Site icon Rock The Boat | Leadership & Cultural Transform

Fail Forward with Appreciative Inquiry on Teams

Appreciative Inquiry is a coaching framework that focuses on identifying and building on an individual’s strengths, positive experiences, and successes. It seeks to create positive change by exploring what works well (and doesn’t) and using that as a foundation to envision and design a desired future. The approach encourages a shift from problem-solving to appreciating and amplifying a person and team’s positive aspects, fostering motivation, engagement, and growth.

In the context of business failures, Fail Forward with Appreciative Inquiry on Teams depicts how the Appreciative Inquiry (AI) framework can be applied to promote collaboration within teams and foster a positive approach to learning from failure, mistakes, errors, and setbacks.

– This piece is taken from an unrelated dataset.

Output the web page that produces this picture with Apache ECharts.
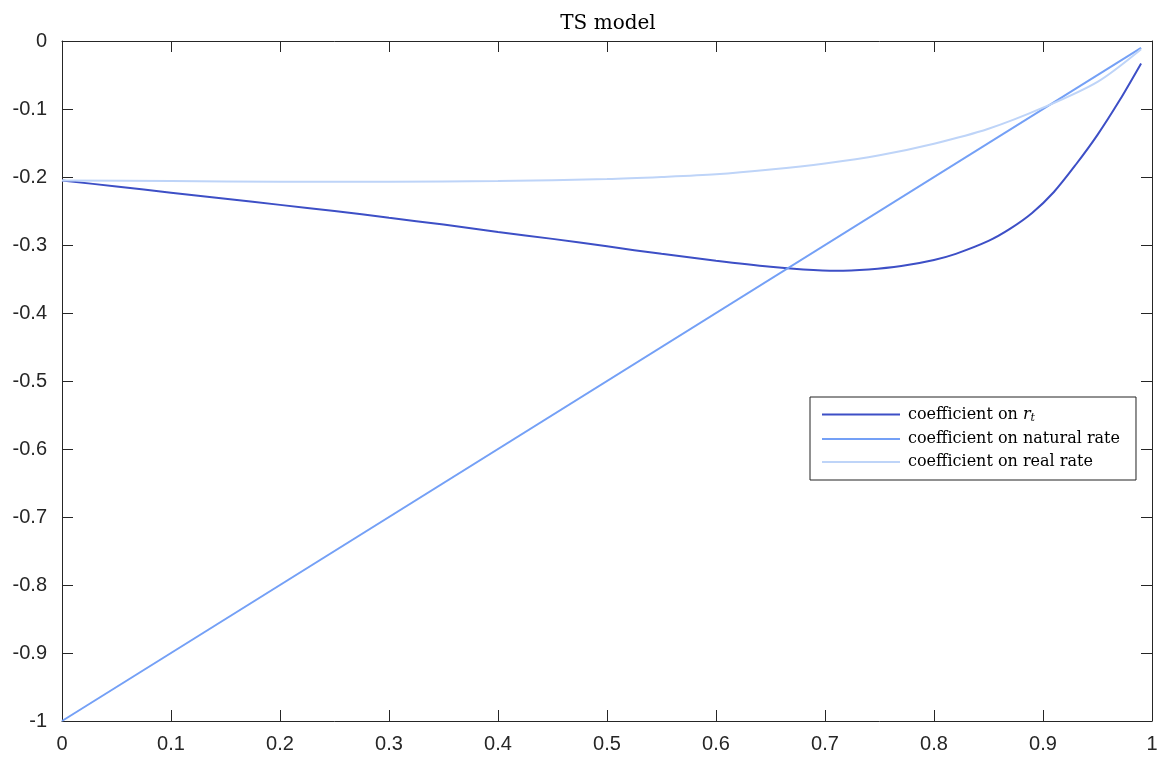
<!DOCTYPE html>
<html>
<head>
<meta charset="utf-8">
<title>TS model</title>
<script src="https://cdn.jsdelivr.net/npm/echarts@6/dist/echarts.min.js"></script>
<style>
  html, body { margin: 0; padding: 0; background: #fff; }
  #chart { width: 1173px; height: 762px; }
</style>
</head>
<body>
<div id="chart"></div>
<script>
// values
const rtX = [0, 0.05, 0.1, 0.15, 0.2, 0.25, 0.3, 0.35, 0.4, 0.45, 0.5, 0.55, 0.6, 0.65, 0.68, 0.71, 0.74, 0.77, 0.8, 0.82, 0.85, 0.87, 0.89, 0.91, 0.93, 0.95, 0.97, 0.99];
const rtY = [-0.205, -0.214, -0.223, -0.232, -0.241, -0.250, -0.260, -0.270, -0.281, -0.291, -0.302, -0.313, -0.323, -0.332, -0.336, -0.338, -0.336, -0.331, -0.322, -0.313, -0.294, -0.276, -0.253, -0.222, -0.182, -0.138, -0.088, -0.033];

const naturalX = [0, 0.99];
const naturalY = [-1, -0.01];

const realX = [0, 0.1, 0.2, 0.3, 0.4, 0.5, 0.55, 0.6, 0.65, 0.7, 0.75, 0.8, 0.85, 0.9, 0.95, 0.99];
const realY = [-0.205, -0.206, -0.207, -0.207, -0.206, -0.203, -0.200, -0.196, -0.189, -0.180, -0.168, -0.151, -0.129, -0.098, -0.060, -0.012];

const seriesNames = ["coefficient on r_t", "coefficient on natural rate", "coefficient on real rate"];
const colors = ["#3d4fc6", "#74a0f6", "#bed4f8"];

const pairs = (xs, ys) => xs.map((x, i) => [x, ys[i]]);

const axisColor = "#262626";
const serif = "DejaVu Serif, Liberation Serif, serif";
const labelFont = { color: axisColor, fontSize: 20, fontFamily: "Liberation Sans, Arial, sans-serif" };

const chart = echarts.init(document.getElementById("chart"));
chart.setOption({
  animation: false,
  title: {
    text: "TS model",
    left: 603,
    textAlign: "center",
    top: 9,
    textStyle: { fontFamily: serif, fontWeight: "normal", fontSize: 20, color: "#000" },
  },
  grid: { left: 62, right: 21, top: 41, bottom: 41 },
  legend: {
    orient: "vertical",
    left: 810,
    top: 397,
    padding: [8, 16, 10, 12],
    icon: "rect",
    itemWidth: 78,
    itemHeight: 2,
    itemGap: 7,
    borderColor: "#222",
    borderWidth: 1,
    backgroundColor: "#fff",
    data: seriesNames,
    formatter: (name) => {
      if (name === "coefficient on r_t") return "{a|coefficient on }{i|r}{s|t}";
      return "{a|" + name + "}";
    },
    textStyle: {
      fontFamily: serif,
      fontSize: 16,
      color: "#000",
      padding: [0, 0, 0, 3],
      rich: {
        a: { fontFamily: serif, fontSize: 16, color: "#000", lineHeight: 20 },
        i: { fontFamily: serif, fontStyle: "italic", fontSize: 16, color: "#000", lineHeight: 20 },
        s: { fontFamily: serif, fontStyle: "italic", fontSize: 11, color: "#000", lineHeight: 20, padding: [8, 0, 0, 0] },
      },
    },
  },
  xAxis: [
    {
      type: "value",
      min: 0,
      max: 1,
      interval: 0.1,
      axisLine: { onZero: false, lineStyle: { color: axisColor, width: 1 } },
      axisTick: { inside: true, length: 11, lineStyle: { color: axisColor } },
      axisLabel: Object.assign({ margin: 13 }, labelFont),
      splitLine: { show: false },
    },
    {
      type: "value",
      position: "top",
      min: 0,
      max: 1,
      interval: 0.1,
      axisLine: { onZero: false, lineStyle: { color: axisColor, width: 1 } },
      axisTick: { inside: true, length: 11, lineStyle: { color: axisColor } },
      axisLabel: { show: false },
      splitLine: { show: false },
    },
  ],
  yAxis: [
    {
      type: "value",
      min: -1,
      max: 0,
      interval: 0.1,
      axisLine: { show: true, onZero: false, lineStyle: { color: axisColor, width: 1 } },
      axisTick: { show: true, inside: true, length: 11, lineStyle: { color: axisColor } },
      axisLabel: Object.assign({ margin: 15 }, labelFont),
      splitLine: { show: false },
    },
    {
      type: "value",
      position: "right",
      min: -1,
      max: 0,
      interval: 0.1,
      axisLine: { show: true, onZero: false, lineStyle: { color: axisColor, width: 1 } },
      axisTick: { show: true, inside: true, length: 11, lineStyle: { color: axisColor } },
      axisLabel: { show: false },
      splitLine: { show: false },
    },
  ],
  series: [
    {
      name: seriesNames[0],
      type: "line",
      smooth: 0.3,
      symbol: "none",
      data: pairs(rtX, rtY),
      lineStyle: { color: colors[0], width: 2 },
      itemStyle: { color: colors[0] },
    },
    {
      name: seriesNames[1],
      type: "line",
      symbol: "none",
      data: pairs(naturalX, naturalY),
      lineStyle: { color: colors[1], width: 2 },
      itemStyle: { color: colors[1] },
    },
    {
      name: seriesNames[2],
      type: "line",
      smooth: 0.3,
      symbol: "none",
      data: pairs(realX, realY),
      lineStyle: { color: colors[2], width: 2 },
      itemStyle: { color: colors[2] },
    },
  ],
});
</script>
</body>
</html>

Here’s how it be adapted: 

Discovery: Appreciating Mindset

Discovery:

listen, be curious, draw out narratives, listen and learn, and take notes on key points. 

Appreciating Mindset:

Emphasize adopting an appreciative approach to business successes and failures. 

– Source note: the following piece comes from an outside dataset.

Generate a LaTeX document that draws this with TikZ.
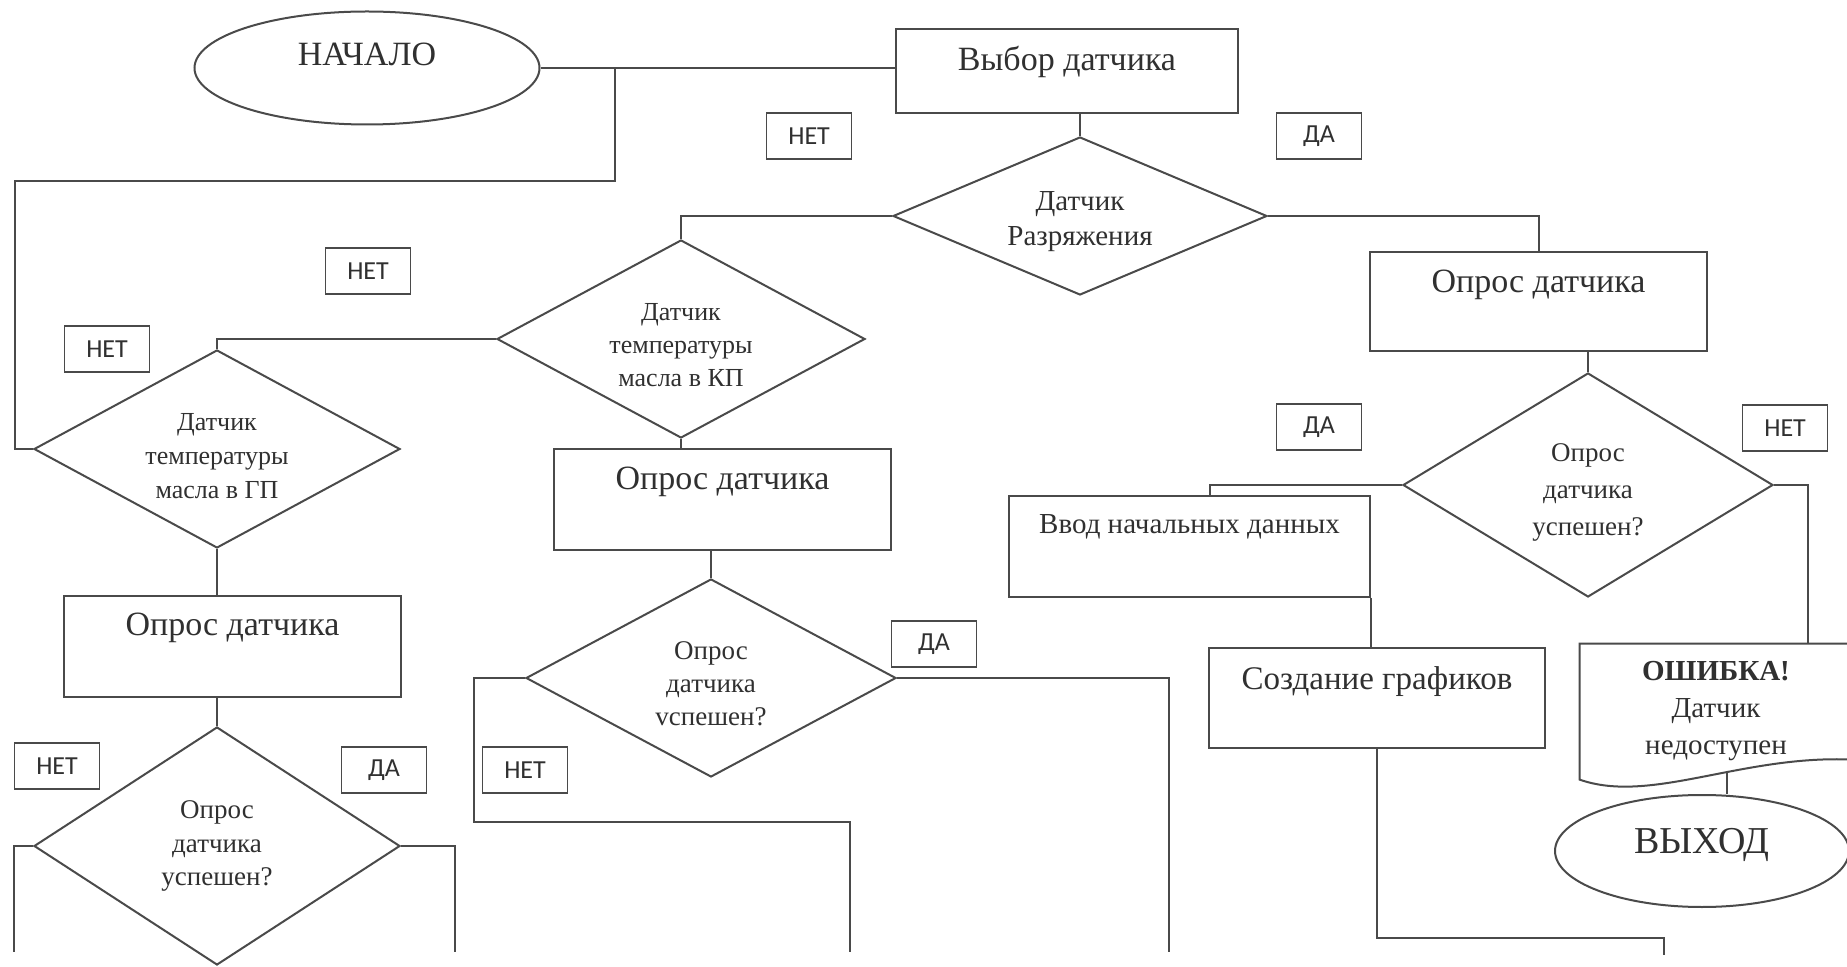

Encourage team members to view failures as opportunities for growth and learning rather than as negative outcomes.

Values Related to Failure: 

The C.O.A.C.H.  P.R.I.M.A.L.  Acronym 

Curiosity: Being curious about failures and exploring the reasons behind them to gain insights for improvement.

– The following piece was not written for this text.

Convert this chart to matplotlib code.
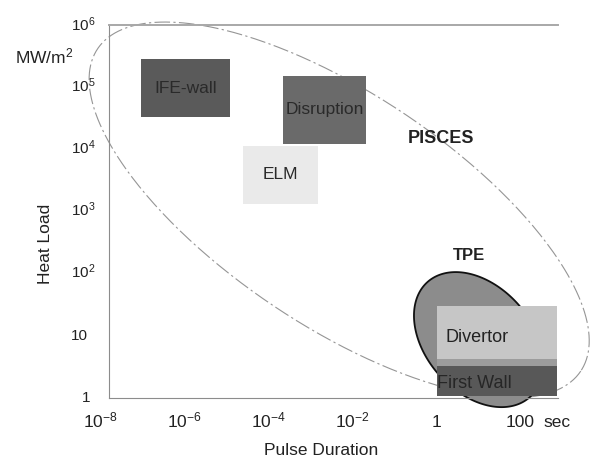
import numpy as np
import matplotlib
matplotlib.use("Agg")
import matplotlib.pyplot as plt
import matplotlib.transforms as mtransforms
from matplotlib.patches import Rectangle

plt.rcParams['font.family'] = ['Liberation Sans', 'DejaVu Sans']
plt.rcParams['mathtext.fontset'] = 'custom'
plt.rcParams['mathtext.rm'] = 'Liberation Sans'
plt.rcParams['mathtext.it'] = 'Liberation Sans:italic'
plt.rcParams['mathtext.bf'] = 'Liberation Sans:bold'

# ---------------- data ----------------
x_tick_exp = [-8, -6, -4, -2, 0, 2]
x_tick_labels = ['10$^{-8}$', '10$^{-6}$', '10$^{-4}$', '10$^{-2}$', '1', '100']
y_tick_exp = [0, 1, 2, 3, 4, 5, 6]
y_tick_labels = ['1', '10', '10$^{2}$', '10$^{3}$', '10$^{4}$', '10$^{5}$', '10$^{6}$']

box_names = ['IFE-wall', 'Disruption', 'ELM', 'Divertor', '', 'First Wall']
box_x0 = [9.0e-8, 2.2e-4, 2.5e-5, 1.0, 1.0, 1.0]
box_x1 = [1.2e-5, 2.1e-2, 1.5e-3, 740, 740, 740]
box_y0 = [3.2e4, 1.2e4, 1.3e3, 4.0, 3.06, 1.0]
box_y1 = [2.8e5, 1.5e5, 1.1e4, 29, 4.0, 3.06]
box_colors = ['#5a5a5a', '#6a6a6a', '#eaeaea', '#c6c6c6', '#9c9c9c', '#585858']

# regions (log10 centre, semi-axes in display pixels, tilt in degrees)
pisces_center = (-2.32, 3.01)
pisces_axes = (290.4, 116.2)
pisces_tilt = 33.7
tpe_center = (1.0, 0.914)
tpe_axes = (77.0, 53.0)
tpe_tilt = 48.5

# ---------------- figure ----------------
W, H = 590, 459
fig = plt.figure(figsize=(W / 100, H / 100), dpi=100)
L, R, T, B = 109, 558, 25, 398
ax = fig.add_axes([L / W, 1 - B / H, (R - L) / W, (B - T) / H])
ax.set_xscale('log')
ax.set_yscale('log')
xlo, xhi = -7.80, 2.89
ylo, yhi = -0.03, 6.0
ax.set_xlim(10 ** xlo, 10 ** xhi)
ax.set_ylim(10 ** ylo, 10 ** yhi)
px_per_dec_x = (R - L) / (xhi - xlo)
px_per_dec_y = (B - T) / (yhi - ylo)

ax.tick_params(which='both', length=0, labelbottom=False, labelleft=False)
ax.xaxis.set_minor_locator(matplotlib.ticker.NullLocator())
ax.yaxis.set_minor_locator(matplotlib.ticker.NullLocator())
ax.spines['right'].set_visible(False)
ax.spines['left'].set_color('#8c8c8c')
ax.spines['bottom'].set_color('#8c8c8c')
ax.spines['top'].set_color('#a8a8a8')
ax.spines['top'].set_linewidth(1.4)


def ellipse_pts(center, axes_, tilt):
    t = np.linspace(0, 2 * np.pi, 400)
    a, b = axes_
    th = np.deg2rad(tilt)
    dx = a * np.cos(t) * np.cos(th) - b * np.sin(t) * np.sin(th)
    dy = a * np.cos(t) * np.sin(th) + b * np.sin(t) * np.cos(th)
    lx = center[0] + dx / px_per_dec_x
    ly = center[1] - dy / px_per_dec_y
    return 10 ** lx, 10 ** ly


# PISCES ellipse
ex, ey = ellipse_pts(pisces_center, pisces_axes, pisces_tilt)
ax.plot(ex, ey, color='#959595', lw=0.8, linestyle=(0, (14, 3, 2, 3)),
        clip_on=False, zorder=1)

# TPE blob
tx, ty = ellipse_pts(tpe_center, tpe_axes, tpe_tilt)
ax.fill(tx, ty, facecolor='#8c8c8c', edgecolor='#111111', lw=1.3,
        clip_on=False, zorder=2)

# boxes
for name, x0, x1, y0, y1, c in zip(box_names, box_x0, box_x1, box_y0, box_y1, box_colors):
    ax.add_patch(Rectangle((x0, y0), x1 - x0, y1 - y0, facecolor=c,
                           edgecolor='none', zorder=3, clip_on=False))

def gmean(a, b):
    return np.sqrt(a * b)

for i in range(3):
    ax.text(gmean(box_x0[i], box_x1[i]), gmean(box_y0[i], box_y1[i]), box_names[i],
            ha='center', va='center', fontsize=12.5, color='#2a2a2a', zorder=5)
ax.text(1.6, 9.0, box_names[3], ha='left', va='center', fontsize=13,
        color='#222222', zorder=5)
ax.text(1.0, 1.62, box_names[5], ha='left', va='center', fontsize=13,
        color='#262626', zorder=5)

ax.text(1.28, 1.24e4, 'PISCES', ha='center', va='baseline', fontsize=13,
        fontweight='bold', color='#222222', zorder=5)
ax.text(5.8, 158, 'TPE', ha='center', va='baseline', fontsize=12,
        fontweight='bold', color='#222222', zorder=5)

# tick labels
xt = mtransforms.blended_transform_factory(ax.transData, ax.transAxes)
for e, lab in zip(x_tick_exp, x_tick_labels):
    ax.text(10.0 ** e, (B - 427) / (B - T), lab, transform=xt, ha='center',
            va='baseline', fontsize=12.5, color='#222222', clip_on=False)
ax.text((543 - L) / (R - L), (B - 427) / (B - T), 'sec', transform=ax.transAxes,
        ha='left', va='baseline', fontsize=12.5, color='#222222')

yt = mtransforms.blended_transform_factory(ax.transAxes, ax.transData)
yt = yt + mtransforms.ScaledTranslation(0, -5.5 / 100, fig.dpi_scale_trans)
for e, lab in zip(y_tick_exp, y_tick_labels):
    if lab == '1':
        ax.text((90 - L) / (R - L), 10.0 ** e, lab, transform=yt, ha='right',
                va='baseline', fontsize=11, color='#222222', clip_on=False)
    else:
        ax.text((71 - L) / (R - L), 10.0 ** e, lab, transform=yt, ha='left',
                va='baseline', fontsize=11, color='#222222', clip_on=False)

# axis labels
ax.text((321 - L) / (R - L), (B - 455) / (B - T), 'Pulse Duration',
        transform=ax.transAxes, ha='center', va='baseline', fontsize=12.5,
        color='#222222')
ax.text((46 - L) / (R - L), (B - 244) / (B - T), 'Heat Load',
        transform=ax.transAxes, ha='center', va='center', rotation=90,
        fontsize=12.5, color='#222222')
ax.text((15 - L) / (R - L), (B - 63) / (B - T), 'MW/m$^{2}$',
        transform=ax.transAxes, ha='left', va='baseline', fontsize=12.5,
        color='#222222')

fig.savefig('out.png', dpi=100)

Optimism: Maintaining a positive outlook and seeing failures as opportunities for growth and success.

Accountability: Taking ownership of mistakes and learning from them to avoid repeating them in the future.

Courage: Facing failures head-on and taking risks without fear of setbacks.

Humility: Recognizing failure is a natural part of learning and being humble enough to seek help and feedback.

Perseverance: Continuing to strive for success despite encountering failure along the way.

Resilience: Bouncing back from setbacks and learning from failure. Recognize and appreciate the team’s resilience and ability to adapt to challenges. Celebrate their commitment to overcoming failures and learning from them.

Innovation: Viewing failures as a stepping stone to innovation and finding new solutions.

Mindset (Growth): Embracing challenges and seeing failures as opportunities for learning and improvement rather than dwelling on blame or mistakes.

Adaptability: Being flexible and open to change when faced with failures or unexpected outcomes.

Learning Culture: Instill a culture of continuous learning within the team. Encourage regular reflections on experiences and failures to improve and refine strategies continuously.

Reflect on Past: Successes and Failures

Gary Klein’s work on postmortems centers around the concept of “After-Action Reviews” (AARs), a structured process for analyzing past events to improve future performance. Instead of focusing solely on what went wrong, AARs also emphasize understanding what went right and why, making them a valuable tool for learning and continuous improvement. 

AAR’s goal is to produce changes in team behavior.

By studying successes and failures, organizations can gain a more comprehensive understanding of their processes and capabilities, leading to better-informed decision-making and increased resilience.

Begin by reflecting on the team’s past successes and achievements. This sets a positive tone and reminds everyone of the capabilities and strengths they possess as a team.

AAR (After-Action Review) is a 4-part process:

  1. What did we expect to happen?
  2. What actually happened? 
  3. Why was there a difference between our expectations and reality?
  4. What can we change next time?

Identify Positive Aspects:

  • Collaborate with teams regarding business failures and encourage members to identify positive aspects and strengths based on lessons learned from the experience. 
  • What valuable insights did they gain? 

Design: Co-Constructing and Co-Creating

  • Co-creating through collaborative problem-solving for a sustainable preferred future. 
  • Foster an environment where ideas are freely shared and valued.
  • Team members work together to analyze the failure and brainstorm innovative solutions.
  • What will be needed to turn vision into reality? 
  • Create immediate, attainable goals and steps. 
  • Transform “We can’t do that” to “exploring what resources we need to accomplish that.” 
  • Design and imagine the outcome. 
  • What should it be moving forward?
  • What knowledge can be applied to future endeavors?

Envisioning:  Desired Future

  • Facilitate a dialogue where team members can collectively envision the desired future they wish to achieve. 
  • Creating a compelling and inspiring vision for the future based on real data and evidence. 
  • It involves using objective and verifiable information to shape the vision, ensuring it is grounded in reality and achievable.
  • How can they use the lessons from the failure to shape their future strategies and decisions?

Destiny: Innovating

  • Action steps. What will it be? How to empower, learn, adjust, improvise. Empower and sustain transformation.  
  • We will (action steps) __________ we will let you know we did it by email, phone, or text by (date)______.

 Summary:

In the context of business failures, Fail Forward with Appreciative Inquiry (AI), the (AI) framework can be applied to promote collaboration within teams and foster a positive approach to learning from failure, mistakes, errors, and setbacks.